▶ DIRECTIONS: Sift the listing for lines that hold the string "chart" and pull them out.

▶ RECORDED DATA:
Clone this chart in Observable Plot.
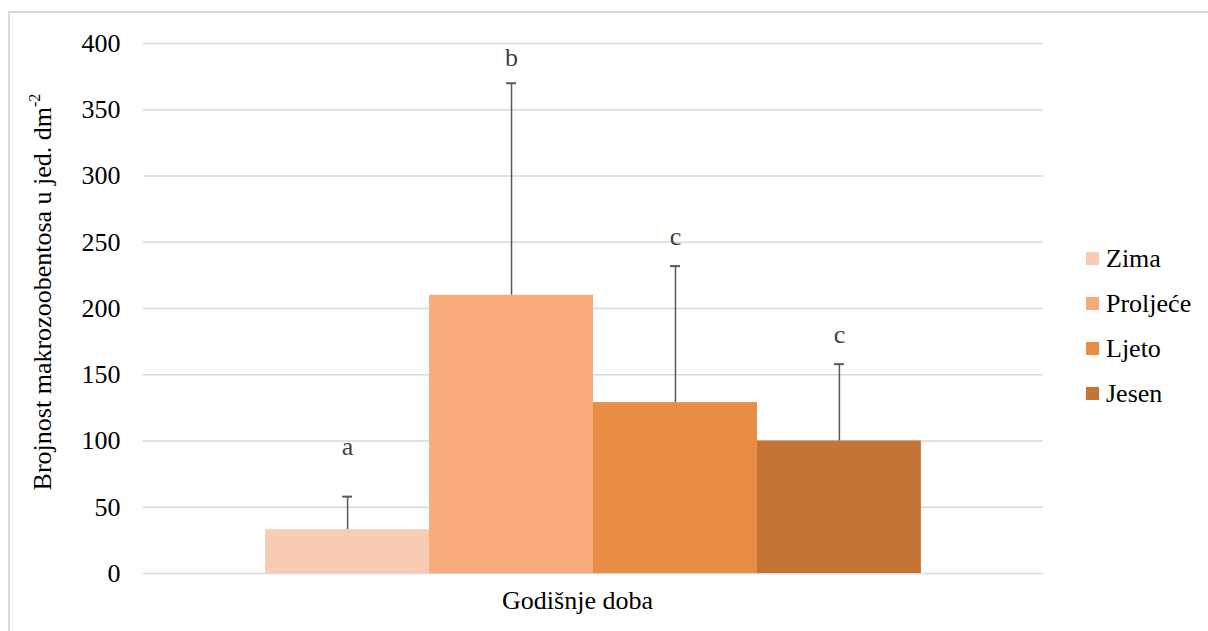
<!DOCTYPE html>
<html><head><meta charset="utf-8">
<script src="https://cdn.jsdelivr.net/npm/d3@7"></script>
<script src="https://cdn.jsdelivr.net/npm/@observablehq/plot@0.6"></script>
<style>
body{margin:0;background:#fff;}
#wrap{position:relative;width:1208px;height:631px;overflow:hidden;font-family:"Liberation Serif","Times New Roman",serif;}
#frame{position:absolute;left:8px;top:11px;width:1220px;height:640px;border:2px solid #d9d9d9;box-sizing:border-box;pointer-events:none;}
#legend{position:absolute;left:1086px;top:236px;}
.row{display:flex;align-items:center;height:45px;font-size:26px;color:#000;}
.sw{width:13px;height:13px;margin-right:7px;}
svg{position:absolute;left:0;top:0;}
</style></head>
<body><div id="wrap"><div id="frame"></div><div id="legend"></div></div>
<script>
const seasons = ["Zima", "Proljeće", "Ljeto", "Jesen"];
const means = [33, 210, 129, 100];
const upperSD = [58, 370, 232, 158];
const letters = ["a", "b", "c", "c"];
const letterY = [96, 389, 254, 180];
const colors = ["#F8CBB3", "#F7AB7A", "#E88D43", "#C47535"];
const yTicks = [0, 50, 100, 150, 200, 250, 300, 350, 400];
const xTitle = "Godišnje doba";
const yTitle = "Brojnost makrozoobentosa u jed. dm";
const yTitleSup = "-2";

const data = seasons.map((s, i) => ({season: s, mean: means[i], upper: upperSD[i], letter: letters[i], ly: letterY[i]}));

const chart = Plot.plot({
  width: 1208, height: 631,
  marginLeft: 143, marginRight: 165, marginTop: 43, marginBottom: 58,
  style: {fontFamily: "'Liberation Serif', 'Times New Roman', serif", fontSize: "26px", background: "transparent"},
  x: {domain: seasons, paddingInner: 0, paddingOuter: 0.745, round: false, axis: null},
  y: {domain: [0, 400]},
  color: {domain: seasons, range: colors},
  marks: [
    Plot.gridY(yTicks, {stroke: "#d9d9d9", strokeOpacity: 1, strokeWidth: 1.5}),
    Plot.axisY(yTicks, {tickSize: 0, tickPadding: 23, fontSize: 26, label: null, fill: "#000"}),
    Plot.barY(data, {x: "season", y: "mean", fill: "season"}),
    Plot.ruleX(data, {x: "season", y1: "mean", y2: "upper", stroke: "#595959", strokeWidth: 1.5}),
    Plot.tickY(data, {x: "season", y: "upper", insetLeft: 77, insetRight: 77, stroke: "#595959", strokeWidth: 2}),
    Plot.text(data, {x: "season", y: "ly", text: "letter", fontSize: 26, fill: "#404040"}),
    Plot.text([xTitle], {frameAnchor: "bottom", dy: 35, dx: -16, fontSize: 26, fill: "#000"})
  ]
});
document.getElementById("wrap").appendChild(chart);

const t = d3.select(chart).append("text")
  .attr("transform", "translate(45,292) rotate(-90)")
  .attr("text-anchor", "middle")
  .attr("dominant-baseline", "middle")
  .attr("font-size", 26)
  .attr("fill", "#000");
t.append("tspan").text(yTitle);
t.append("tspan").attr("baseline-shift", "super").attr("font-size", 16).text(yTitleSup);

const leg = d3.select("#legend");
seasons.forEach((s, i) => {
  const r = leg.append("div").attr("class", "row");
  r.append("div").attr("class", "sw").style("background", colors[i]);
  r.append("span").text(s);
});
</script></body></html>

▶ EXERCISE OUTPUT:
Clone this chart in Observable Plot.
const chart = Plot.plot({
document.getElementById("wrap").appendChild(chart);
const t = d3.select(chart).append("text")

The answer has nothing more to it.